WHAT IS REQUIRED → Without the pictures, extract every line from the start of the material to the line containing "(axisstart) -- (axisend);", both ends included.

DATA SHOWN →

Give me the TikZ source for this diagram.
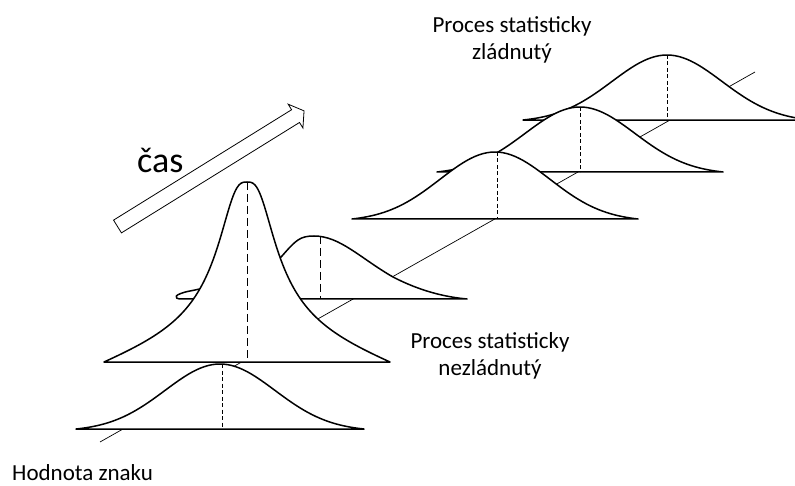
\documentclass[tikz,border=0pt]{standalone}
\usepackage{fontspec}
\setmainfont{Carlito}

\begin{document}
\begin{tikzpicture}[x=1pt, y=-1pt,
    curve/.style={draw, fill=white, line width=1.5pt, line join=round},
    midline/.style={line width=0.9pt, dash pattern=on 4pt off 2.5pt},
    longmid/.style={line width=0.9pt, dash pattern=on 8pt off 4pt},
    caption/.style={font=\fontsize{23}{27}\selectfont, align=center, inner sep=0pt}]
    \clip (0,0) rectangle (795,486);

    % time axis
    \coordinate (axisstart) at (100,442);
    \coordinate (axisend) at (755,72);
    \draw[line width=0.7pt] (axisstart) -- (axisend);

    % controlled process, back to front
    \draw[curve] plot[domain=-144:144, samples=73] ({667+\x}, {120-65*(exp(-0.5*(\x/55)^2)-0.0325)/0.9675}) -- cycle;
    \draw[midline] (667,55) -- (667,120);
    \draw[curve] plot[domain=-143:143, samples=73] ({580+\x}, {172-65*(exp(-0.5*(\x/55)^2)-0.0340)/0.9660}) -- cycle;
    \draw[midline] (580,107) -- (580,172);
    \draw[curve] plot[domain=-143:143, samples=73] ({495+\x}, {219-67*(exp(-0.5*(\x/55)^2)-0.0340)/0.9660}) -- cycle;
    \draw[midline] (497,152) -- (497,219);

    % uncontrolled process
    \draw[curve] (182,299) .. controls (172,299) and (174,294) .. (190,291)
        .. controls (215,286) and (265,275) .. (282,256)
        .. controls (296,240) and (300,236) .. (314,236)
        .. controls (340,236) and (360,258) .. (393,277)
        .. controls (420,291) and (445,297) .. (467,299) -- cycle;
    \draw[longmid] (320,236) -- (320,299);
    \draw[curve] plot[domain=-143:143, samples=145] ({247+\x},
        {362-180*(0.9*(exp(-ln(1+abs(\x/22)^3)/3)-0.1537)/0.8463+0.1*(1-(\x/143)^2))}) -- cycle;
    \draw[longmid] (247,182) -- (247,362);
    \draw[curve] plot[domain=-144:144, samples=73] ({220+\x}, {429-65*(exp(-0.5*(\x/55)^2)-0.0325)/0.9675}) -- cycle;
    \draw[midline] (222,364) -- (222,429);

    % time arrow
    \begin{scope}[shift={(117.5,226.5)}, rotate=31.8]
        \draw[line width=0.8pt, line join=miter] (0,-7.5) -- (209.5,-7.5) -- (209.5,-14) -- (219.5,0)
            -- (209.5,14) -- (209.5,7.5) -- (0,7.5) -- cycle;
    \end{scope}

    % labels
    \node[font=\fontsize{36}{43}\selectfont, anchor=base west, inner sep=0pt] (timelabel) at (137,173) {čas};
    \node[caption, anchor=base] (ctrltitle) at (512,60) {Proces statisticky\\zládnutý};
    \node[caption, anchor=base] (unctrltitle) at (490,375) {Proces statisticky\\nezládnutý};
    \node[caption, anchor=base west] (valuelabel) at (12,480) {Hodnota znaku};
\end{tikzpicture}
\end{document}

THE COMPLETED TASK →
Give me the TikZ source for this diagram.
\documentclass[tikz,border=0pt]{standalone}
\usepackage{fontspec}
\setmainfont{Carlito}

\begin{document}
\begin{tikzpicture}[x=1pt, y=-1pt,
    curve/.style={draw, fill=white, line width=1.5pt, line join=round},
    midline/.style={line width=0.9pt, dash pattern=on 4pt off 2.5pt},
    longmid/.style={line width=0.9pt, dash pattern=on 8pt off 4pt},
    caption/.style={font=\fontsize{23}{27}\selectfont, align=center, inner sep=0pt}]
    \clip (0,0) rectangle (795,486);

    % time axis
    \coordinate (axisstart) at (100,442);
    \coordinate (axisend) at (755,72);
    \draw[line width=0.7pt] (axisstart) -- (axisend);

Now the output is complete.